Eis o truque: as mudanças simples favorecem mudanças mais profundas, as que ocorrem no que chamamos de alma – o que inclui o corpo, é claro: nossas manias, nossos desejos e projetos, tudo isso que faz algum sentido na vidinha que levamos.

Todos gostam de mudanças, embora não confessem. Reclamam, mas gostam. A vida, durante uma mudança, fica por alguns dias de pernas para o ar. Há coisas que se quebram, outras que somem, a poeira salta de velhos papéis e armários, a confusão se instala, a trabalheira é infernal. Mas todos se divertem durante uma mudança, inclusive os cachorros que caem dos caminhões.

E pequenas mudanças simulam grandes mudanças.

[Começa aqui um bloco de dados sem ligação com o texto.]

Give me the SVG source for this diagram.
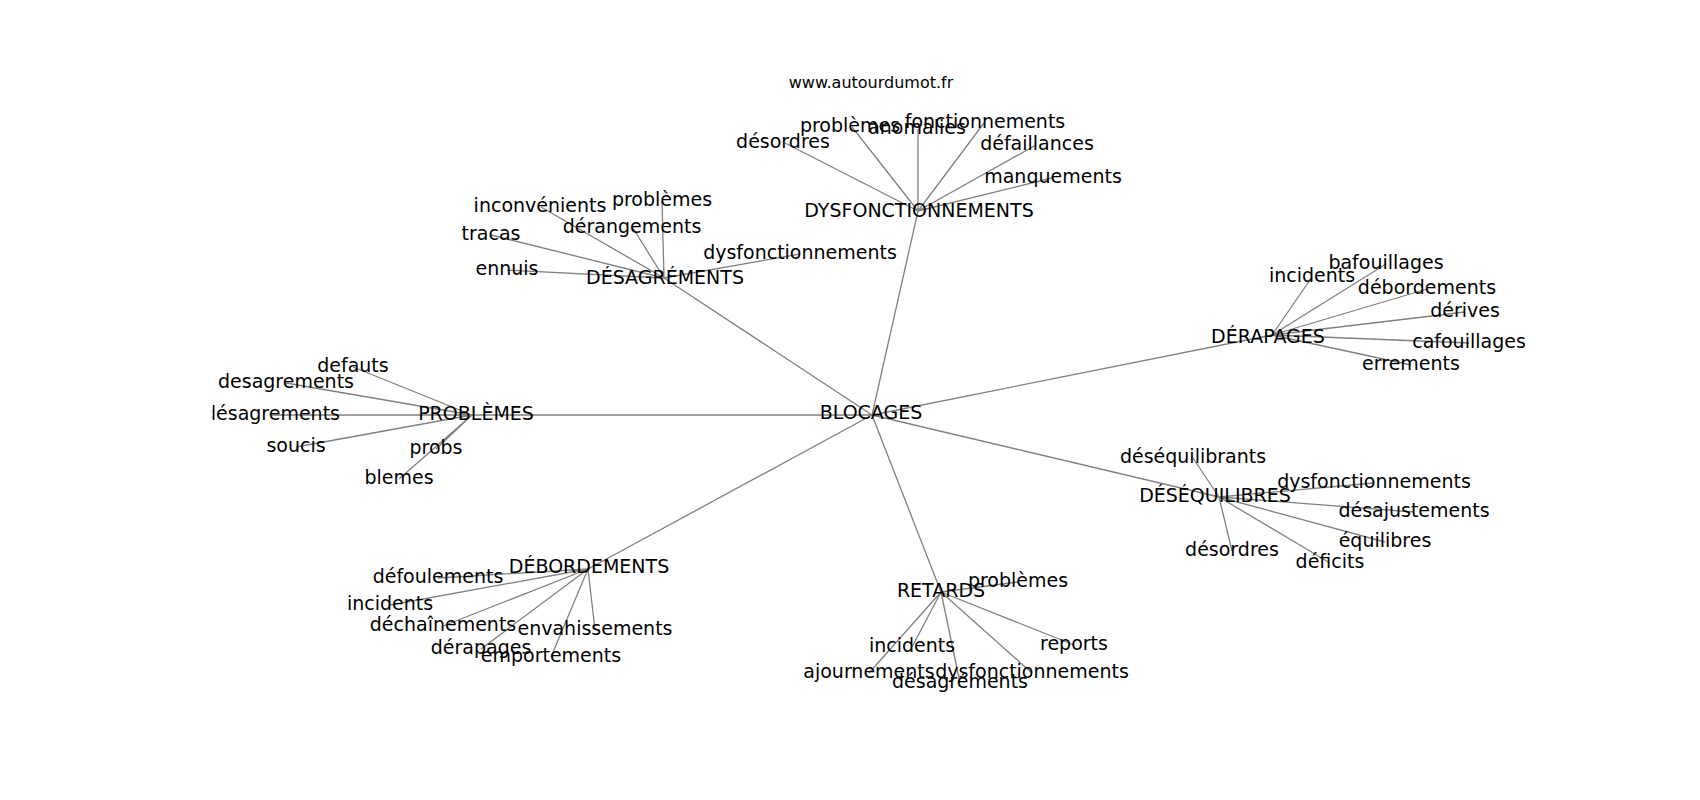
<svg xmlns="http://www.w3.org/2000/svg" width="1700" height="800" viewBox="0 0 1700 800">
<style>
.e{stroke:#808080;stroke-width:1.3;fill:none}
.t{font-family:"DejaVu Sans","Liberation Sans",sans-serif;font-size:19px;text-anchor:middle;fill:#000}
.title{font-family:"DejaVu Sans","Liberation Sans",sans-serif;font-size:16px;text-anchor:middle;fill:#000}
</style>
<defs><clipPath id="ax"><rect x="212.5" y="96" width="1317.5" height="608"/></clipPath></defs>
<rect width="1700" height="800" fill="#fff"/>
<text class="title" x="871" y="88">www.autourdumot.fr</text>
<g clip-path="url(#ax)">
<g id="connectors">
<path class="e" d="M872 415L918 211M872 415L664 278M872 415L472 415M872 415L1272 335M872 415L1219 497M872 415L588 569M872 415L941 592"/>
<path class="e" d="M918 211L785 143M918 211L852 127M918 211L918 129M918 211L984 123M918 211L1036 145M918 211L1052 178"/>
<path class="e" d="M664 278L541 207M664 278L662 201M664 278L633 228M664 278L491 235M664 278L507 270M664 278L800 254"/>
<path class="e" d="M472 415L353 367M472 415L286 383M472 415L272 415M472 415L296 447M472 415L436 449M472 415L399 479"/>
<path class="e" d="M1272 335L1312 277M1272 335L1386 264M1272 335L1427 289M1272 335L1465 312M1272 335L1469 343M1272 335L1411 365"/>
<path class="e" d="M1219 497L1193 458M1219 497L1374 483M1219 497L1414 512M1219 497L1385 542M1219 497L1330 563M1219 497L1232 551"/>
<path class="e" d="M588 569L438 578M588 569L390 605M588 569L443 626M588 569L595 630M588 569L481 649M588 569L551 657"/>
<path class="e" d="M941 592L1018 582M941 592L912 647M941 592L1074 645M941 592L869 673M941 592L960 683M941 592L1032 673"/>
</g>
<g id="n-blocages"><text class="t" x="871" y="419">BLOCAGES</text></g>
<g id="n-dysfonctionnements"><text class="t" x="919" y="216.5">DYSFONCTIONNEMENTS</text></g>
<g id="n-desagrements"><text class="t" x="665" y="284">DÉSAGRÉMENTS</text></g>
<g id="n-problemes"><text class="t" x="476" y="420">PROBLÈMES</text></g>
<g id="n-derapages"><text class="t" x="1268" y="343">DÉRAPAGES</text></g>
<g id="n-desequilibres"><text class="t" x="1215" y="502">DÉSÉQUILIBRES</text></g>
<g id="n-debordements"><text class="t" x="589" y="573">DÉBORDEMENTS</text></g>
<g id="n-retards"><text class="t" x="941" y="597">RETARDS</text></g>

<g id="l-dys-desordres"><text class="t" x="783" y="148">désordres</text></g>
<g id="l-dys-problemes"><text class="t" x="850" y="132">problèmes</text></g>
<g id="l-dys-anomalies"><text class="t" x="917" y="134">anomalies</text></g>
<g id="l-dys-fonctionnements"><text class="t" x="985" y="128">fonctionnements</text></g>
<g id="l-dys-defaillances"><text class="t" x="1037" y="150">défaillances</text></g>
<g id="l-dys-manquements"><text class="t" x="1053" y="183">manquements</text></g>

<g id="l-des-inconvenients"><text class="t" x="540" y="212">inconvénients</text></g>
<g id="l-des-problemes"><text class="t" x="662" y="206">problèmes</text></g>
<g id="l-des-derangements"><text class="t" x="632" y="233">dérangements</text></g>
<g id="l-des-tracas"><text class="t" x="491" y="240">tracas</text></g>
<g id="l-des-ennuis"><text class="t" x="507" y="275">ennuis</text></g>
<g id="l-des-dysfonctionnements"><text class="t" x="800" y="259">dysfonctionnements</text></g>

<g id="l-pro-defauts"><text class="t" x="353" y="372">defauts</text></g>
<g id="l-pro-desagrements1"><text class="t" x="286" y="388">desagrements</text></g>
<g id="l-pro-desagrements2"><text class="t" x="272" y="420">désagrements</text></g>
<g id="l-pro-soucis"><text class="t" x="296" y="452">soucis</text></g>
<g id="l-pro-probs"><text class="t" x="436" y="454">probs</text></g>
<g id="l-pro-blemes"><text class="t" x="399" y="484">blemes</text></g>

<g id="l-der-incidents"><text class="t" x="1312" y="282">incidents</text></g>
<g id="l-der-bafouillages"><text class="t" x="1386" y="269">bafouillages</text></g>
<g id="l-der-debordements"><text class="t" x="1427" y="294">débordements</text></g>
<g id="l-der-derives"><text class="t" x="1465" y="317">dérives</text></g>
<g id="l-der-cafouillages"><text class="t" x="1469" y="348">cafouillages</text></g>
<g id="l-der-errements"><text class="t" x="1411" y="370">errements</text></g>

<g id="l-deq-desequilibrants"><text class="t" x="1193" y="463">déséquilibrants</text></g>
<g id="l-deq-dysfonctionnements"><text class="t" x="1374" y="488">dysfonctionnements</text></g>
<g id="l-deq-desajustements"><text class="t" x="1414" y="517">désajustements</text></g>
<g id="l-deq-equilibres"><text class="t" x="1385" y="547">équilibres</text></g>
<g id="l-deq-deficits"><text class="t" x="1330" y="568">déficits</text></g>
<g id="l-deq-desordres"><text class="t" x="1232" y="556">désordres</text></g>

<g id="l-deb-defoulements"><text class="t" x="438" y="583">défoulements</text></g>
<g id="l-deb-incidents"><text class="t" x="390" y="610">incidents</text></g>
<g id="l-deb-dechainements"><text class="t" x="443" y="631">déchaînements</text></g>
<g id="l-deb-envahissements"><text class="t" x="595" y="635">envahissements</text></g>
<g id="l-deb-derapages"><text class="t" x="481" y="654">dérapages</text></g>
<g id="l-deb-emportements"><text class="t" x="551" y="662">emportements</text></g>

<g id="l-ret-problemes"><text class="t" x="1018" y="587">problèmes</text></g>
<g id="l-ret-incidents"><text class="t" x="912" y="652">incidents</text></g>
<g id="l-ret-reports"><text class="t" x="1074" y="650">reports</text></g>
<g id="l-ret-ajournements"><text class="t" x="869" y="678">ajournements</text></g>
<g id="l-ret-desagrements"><text class="t" x="960" y="688">désagréments</text></g>
<g id="l-ret-dysfonctionnements"><text class="t" x="1032" y="678">dysfonctionnements</text></g>
</g>
</svg>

Jogar coisas fora, limpar gavetas, pastas, caixas, papéis. Jung, que entendia do riscado da alma humana, observou que ao sentirmos necessidade de nos arrumar por dentro inventamos arrumações à nossa volta. Não mudamos a paisagem, eu diria, mas a cortina da janela, com o que mudamos a paisagem. Costuma funcionar.

Vejam o que acontece com as gavetas.

Além de serem criaturas insubmissas a qualquer organização, arrumá-las nos coloca em sintonia com o inconsciente: até nossos fantasmas mais renitentes resolvem aparecer, pois, como sabemos, é no fundo das gavetas que se esconde o inconsciente com sua multidão de lembranças. Vale por meses de psicoterapia.

O mesmo acontece com as fotos. Vamos exclamando:

– Quando foi isso?! Quem é o sujeito?! Que roupa ridícula!

As fotos, de todas as coisas, são as únicas que sofrem ação do tempo, como se fossem humanas. Uma pedra é sempre a mesma pedra. Já as fotos envelhecem e denunciam o acúmulo do tempo. Um sofá pode se esfarelar de tão velho, mas isso é problema dele. Nas fotos, mesmo quando não estamos nelas, o tempo nos espreita. Elas envelhecem não apenas como coisa física, mas como memória: há ali um esquecido e inquietante universo no qual mergulhamos ao abrir a gaveta.

Mas mudar é bom, pois é o oposto de morrer – e morrer, quando mudamos, não está em nossos planos. Todos os que estão em mudança estão certos de que viverão muitos anos e que farão grandes descobertas. Que outra razão para mudar?

Sobre minha escrivaninha acumulo muita bagunça, sobretudo recados dirigidos a mim mesmo. Faça isso, aquilo, telefone, leia, coloque no correio, esqueça. Com o tempo, vira uma anarquia e já não consigo saber a razão daquele recado que parecia tão urgente – e de quem, diabos, seria aquele número de telefone? E Tibúrcio, quem será?

Quando devo começar um trabalho novo, preciso colocar em ordem a tralha acumulada sobre a mesa. Se não faço isso, fico estacionado no que fazia, impossível recomeçar. Dedico-me então à arrumação e, depois, fico aguardando.

Alguma coisa nova haverá de acontecer.